Starting the planning process, we were very much in unmapped territory. Mary's standalone comics hinted at a grungy near-future city (back then simply "City One") overwhelmed by a Brazil-esque surveillance state, but that was already start and end of it. However, Mary had been drawing little bits and pieces of what would eventually become Unylsk since the 2000s, leaving a surprisingly rich "canon" of material to work with. 

Sorting through those old sketches, comics, and cast-offs, I flagged whatever concept might still make sense within the purview of a longform webcomic, as well as the areas where we'd have to invest more work. Looking at "Drugs & Wires" in its entirety also helped me better understand the overall tone and elements of the setting, even if these were more unconscious than explicit. In this initial phase, I approached the process of writing like I was dealing with a licensed property.
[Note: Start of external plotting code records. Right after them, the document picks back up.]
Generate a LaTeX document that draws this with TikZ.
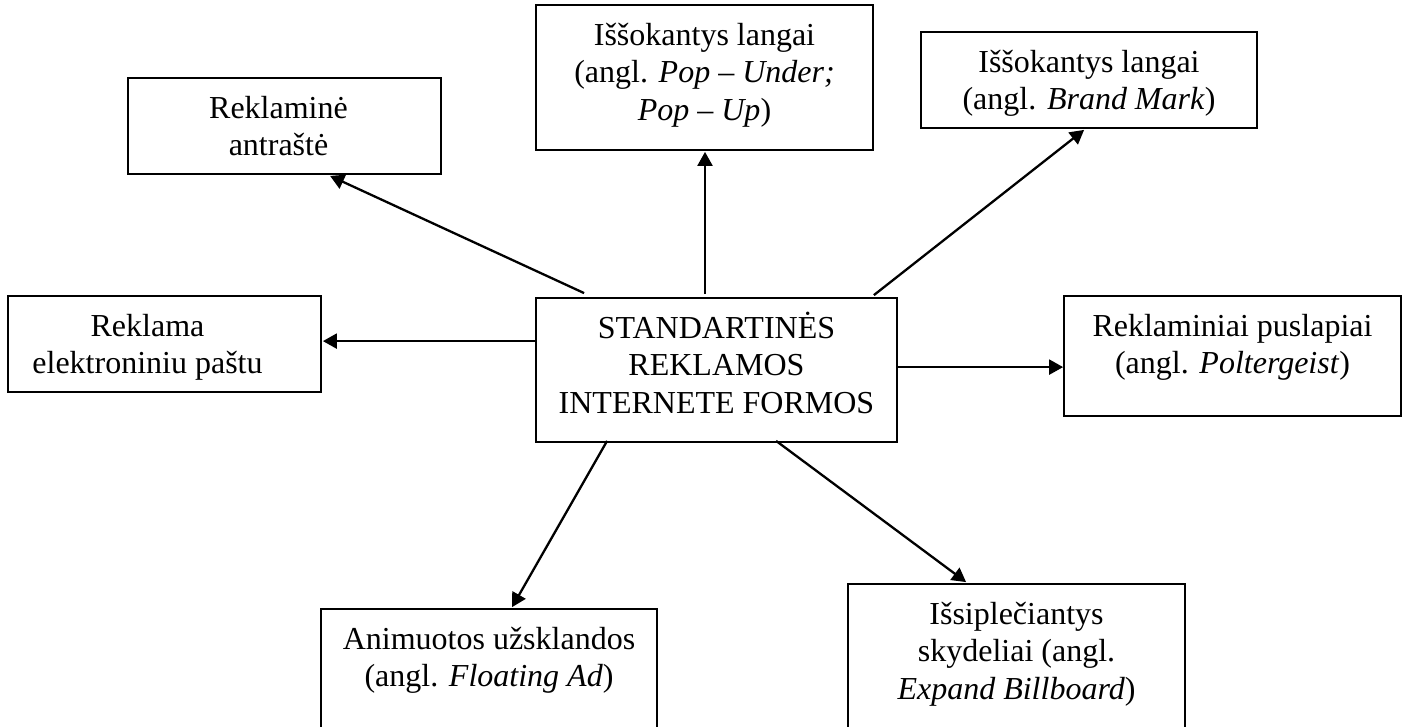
\documentclass[tikz,border=0pt]{standalone}
\usepackage{fontspec}
\setmainfont{Liberation Serif}
\usetikzlibrary{arrows.meta,calc}
\newcommand{\fstrut}{\rule{0pt}{15pt}}
\begin{document}
\begin{tikzpicture}[x=0.5pt,y=-0.5pt,
  box/.style={draw, line width=0.9pt, inner sep=0pt, rectangle},
  txt/.style={anchor=north, inner sep=0pt, align=center, font=\fontsize{16pt}{18.75pt}\selectfont},
  conn/.style={line width=1.15pt, -{Triangle[length=7pt,width=7.5pt]}}]
\useasboundingbox (0,0) rectangle (1408,727);
\clip (0,0) rectangle (1408,727);
\fill[white] (0,0) rectangle (1408,727);

% boxes
\node[box, minimum width=156.5pt, minimum height=48pt] (b1) at (284.5,126) {};
\node[box, minimum width=168.5pt, minimum height=72.5pt] (b2) at (704.5,77.5) {};
\node[box, minimum width=168pt, minimum height=48pt] (b3) at (1089,80) {};
\node[box, minimum width=156.5pt, minimum height=48pt] (b4) at (164.5,344) {};
\node[box, minimum width=180.5pt, minimum height=72pt] (c) at (716.5,370) {};
\node[box, minimum width=168.5pt, minimum height=60pt] (b6) at (1232.5,356) {};
\node[box, minimum width=168pt, minimum height=75.5pt] (b7) at (489,684.5) {};
\node[box, minimum width=168.5pt, minimum height=88pt] (b8) at (1016.5,672) {};

% texts
\node[txt] (t1) at (278.5,88) {\fstrut Reklaminė\\antraštė};
\node[txt] (t2) at (704.5,15) {\fstrut Iššokantys langai\\(angl. \textit{Pop – Under;}\\\textit{Pop – Up})};
\node[txt] (t3) at (1089,42) {\fstrut Iššokantys langai\\(angl. \textit{Brand Mark})};
\node[txt] (t4) at (147.5,306) {\fstrut Reklama\\elektroniniu paštu};
\node[txt] (tc) at (716.5,308) {\fstrut STANDARTINĖS\\REKLAMOS\\INTERNETE FORMOS};
\node[txt] (t6) at (1232.5,306) {\fstrut Reklaminiai puslapiai\\(angl. \textit{Poltergeist})};
\node[txt] (t7) at (489,619) {\fstrut Animuotos užsklandos\\(angl. \textit{Floating Ad})};
\node[txt] (t8) at (1016.5,594) {\fstrut Išsiplečiantys\\skydeliai (angl.\\\textit{Expand Billboard})};

% connectors
\draw[conn] ($(c.north west)+(49,-4)$) -- ($(b1.south west)+(203,1)$);
\draw[conn] ($(c.north)+(-11.5,-3)$) -- ($(b2.south)+(0.5,1)$);
\draw[conn] ($(c.north east)+(-24,-2)$) -- ($(b3.south west)+(164,1)$);
\draw[conn] ($(c.north west)+(0,44)$) -- ($(b4.north east)+(1,46)$);
\draw[conn] ($(c.north east)+(0,70)$) -- ($(b6.north west)+(0,72)$);
\draw[conn] ($(c.south west)+(72,-2)$) -- ($(b7.north west)+(192,-1)$);
\draw[conn] ($(c.south west)+(241,-2)$) -- ($(b8.north west)+(119,-1)$);
\end{tikzpicture}
\end{document}
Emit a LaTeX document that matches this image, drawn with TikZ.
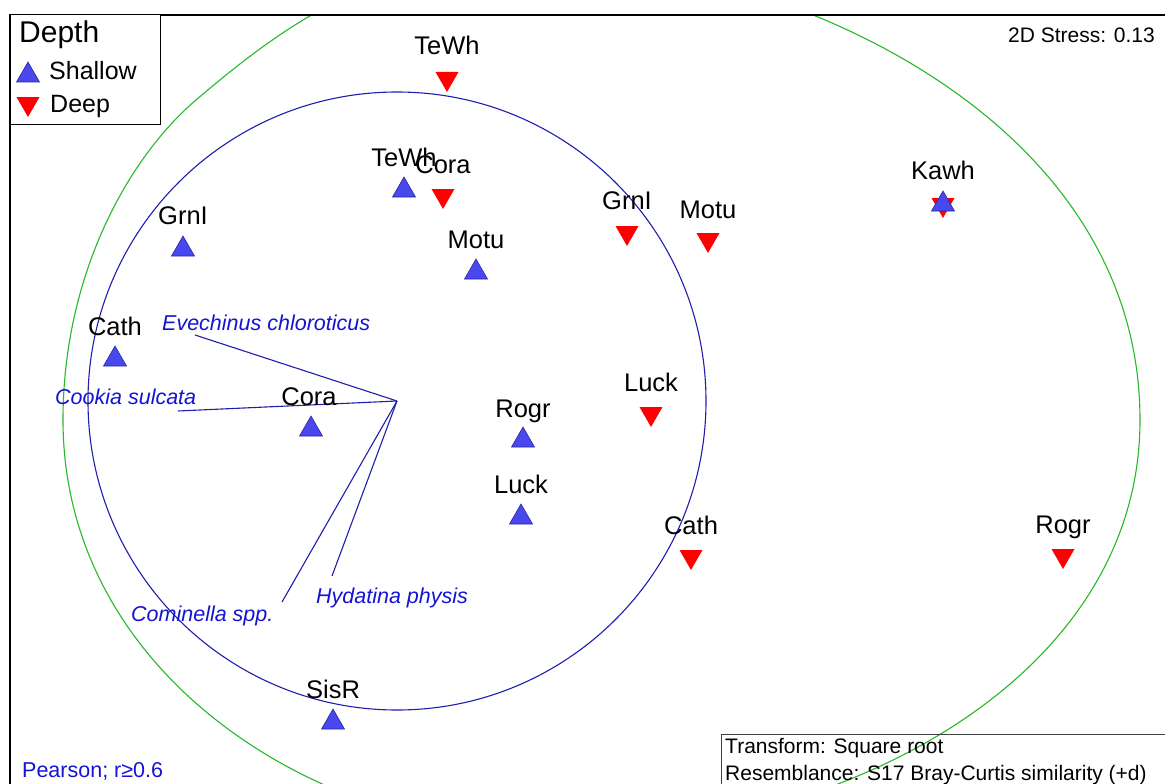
\documentclass[tikz,border=0pt]{standalone}
\usepackage{fontspec}
\setmainfont{Liberation Sans}
\definecolor{shfill}{RGB}{72,72,238}
\definecolor{shedge}{RGB}{40,40,160}
\definecolor{vecblue}{RGB}{30,30,175}
\definecolor{txtblue}{RGB}{20,20,210}
\definecolor{cgreen}{RGB}{40,185,40}
\begin{document}
\begin{tikzpicture}[x=1pt,y=-1pt,
  lab/.style={anchor=base, inner sep=0pt, font=\fontsize{25.5}{30}\selectfont},
  sp/.style={anchor=base west, inner sep=0pt, text=txtblue, font=\fontsize{21.5}{26}\selectfont\itshape},
  info/.style={anchor=base west, inner sep=0pt, font=\fontsize{21}{25}\selectfont},
  vec/.style={draw=vecblue, line width=1.1pt},
  shal/.pic={\filldraw[fill=shfill,draw=shedge,line width=0.6pt] (0,-10) -- (11.5,10) -- (-11.5,10) -- cycle;},
  deep/.pic={\fill[red] (-11.5,-10) -- (11.5,-10) -- (0,10) -- cycle;}
]
\useasboundingbox (0,0) rectangle (1165,784);
\fill[white] (0,0) rectangle (1165,784);

% green contour
\begin{scope}
\clip (10,15) rectangle (1165,784);
\coordinate (g1) at (63,420);
\coordinate (g2) at (196,100);
\coordinate (g3) at (520,-45);
\coordinate (g4) at (1140,420);
\coordinate (g5) at (560,835);
\draw[cgreen, line width=1.1pt]
  (g1) .. controls (63,275) and (128,158) .. (g2)
       .. controls (262,44) and (370,-45) .. (g3)
       .. controls (770,-45) and (1140,110) .. (g4)
       .. controls (1140,680) and (840,835) .. (g5)
       .. controls (310,835) and (63,670) .. (g1) -- cycle;
\end{scope}

% blue circle
\coordinate (o) at (397,401);
\draw[vecblue, line width=1.1pt] (o) circle[radius=309];

% vectors
\coordinate (eve) at (195,335);
\coordinate (coo) at (178,411);
\coordinate (com) at (282,602);
\coordinate (hyd) at (332,576);
\draw[vec] (o) -- (eve);
\draw[vec] (o) -- (coo);
\draw[vec] (o) -- (com);
\draw[vec] (o) -- (hyd);
\node[sp] (leve) at (162,330) {Evechinus chloroticus};
\node[sp] (lcoo) at (55,404) {Cookia sulcata};
\node[sp] (lcom) at (131,621) {Cominella spp.};
\node[sp] (lhyd) at (316,603) {Hydatina physis};

% deep samples
\pic at (447,82) {deep};   \node[lab] (dtewh) at (447,55) {TeWh};
\pic at (443,199) {deep};  \node[lab] (dcora) at (443,173) {Cora};
\pic at (627,236) {deep};  \node[lab] (dgrni) at (627,209) {GrnI};
\pic at (708,243) {deep};  \node[lab] (dmotu) at (708,218) {Motu};
\pic at (943,208) {deep};
\pic at (651,417) {deep};  \node[lab] (dluck) at (651,391) {Luck};
\pic at (691,560) {deep};  \node[lab] (dcath) at (691,534) {Cath};
\pic at (1063,559) {deep}; \node[lab] (drogr) at (1063,533) {Rogr};

% shallow samples
\pic at (404,187) {shal};  \node[lab] (stewh) at (404,166) {TeWh};
\pic at (183,246) {shal};  \node[lab] (sgrni) at (183,224) {GrnI};
\pic at (476,269) {shal};  \node[lab] (smotu) at (476,248) {Motu};
\pic at (943,201) {shal};  \node[lab] (kawh) at (943,179) {Kawh};
\pic at (115,356) {shal};  \node[lab] (scath) at (115,335) {Cath};
\pic at (311,426) {shal};  \node[lab] (scora) at (309,405) {Cora};
\pic at (523,437) {shal};  \node[lab] (srogr) at (523,417) {Rogr};
\pic at (521,514) {shal};  \node[lab] (sluck) at (521,493) {Luck};
\pic at (333,719) {shal};  \node[lab] (ssisr) at (333,698) {SisR};

% frame
\draw[line width=1.2pt] (10,784) -- (10,15) -- (1165,15);

% legend
\draw[line width=1pt, fill=white] (10,15) rectangle (160,124);
\node[anchor=base west, inner sep=0pt, font=\fontsize{30}{34}\selectfont] (ldepth) at (19,43) {Depth};
\pic at (28,72) {shal};
\node[anchor=base west, inner sep=0pt, font=\fontsize{25}{30}\selectfont] (lshal) at (49,80) {Shallow};
\pic at (28,107) {deep};
\node[anchor=base west, inner sep=0pt, font=\fontsize{25}{30}\selectfont] (ldeep) at (50,113) {Deep};

% stress
\node[anchor=base east, inner sep=0pt, font=\fontsize{21}{25}\selectfont] (stress) at (1155,43) {2D Stress: 0.13};

% info box
\draw[line width=1pt, draw=black!75] (721,784) -- (721,734) -- (1165,734);
\node[info] (trans) at (725,753) {Transform: Square root};
\node[info] (resem) at (725,780) {Resemblance: S17 Bray-Curtis similarity (+d)};

% pearson
\node[anchor=base west, inner sep=0pt, text=txtblue, font=\fontsize{21.5}{26}\selectfont] (pear) at (22,777) {Pearson; r≥0.6};
\end{tikzpicture}
\end{document}
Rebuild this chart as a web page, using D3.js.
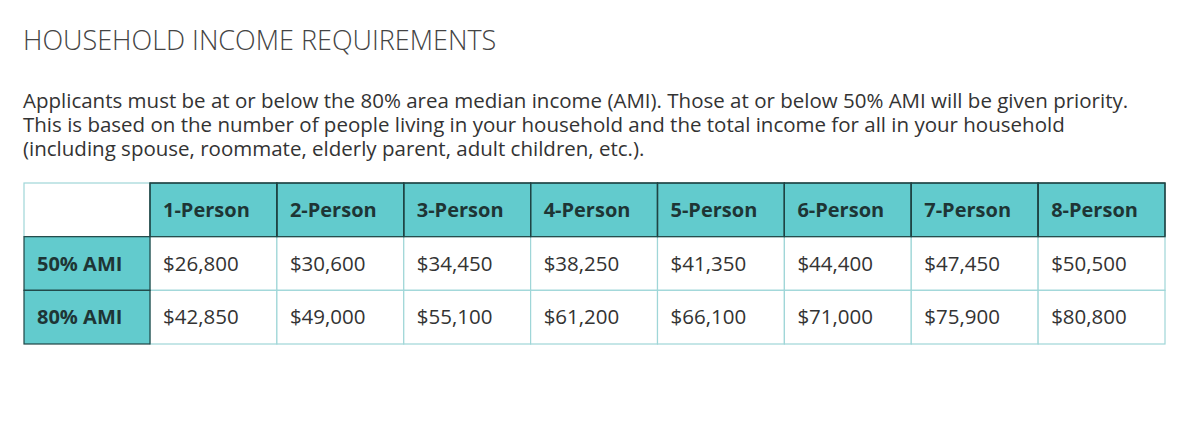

Even if I was being given the liberty to put my own spin on Dan and company, it was important that the end result would feel like something Mary herself might pen. 

In an old article on worldbuilding, I talked about the need to find a "mission statement" for your setting and develop specifics around it. With Mary's D&W, the clear constant was misery and authoritarian bureaucracy, so I pulled together ideas that would reinforce those themes and make interesting art and story material, adding a few others culled from Mary's own backlog. Some of this you might recognize; other parts were a little too over-the-top in the long run. Nonetheless, all this gave us a foundation from which we could continue developing the very particular '90s hell Dan currently finds himself in.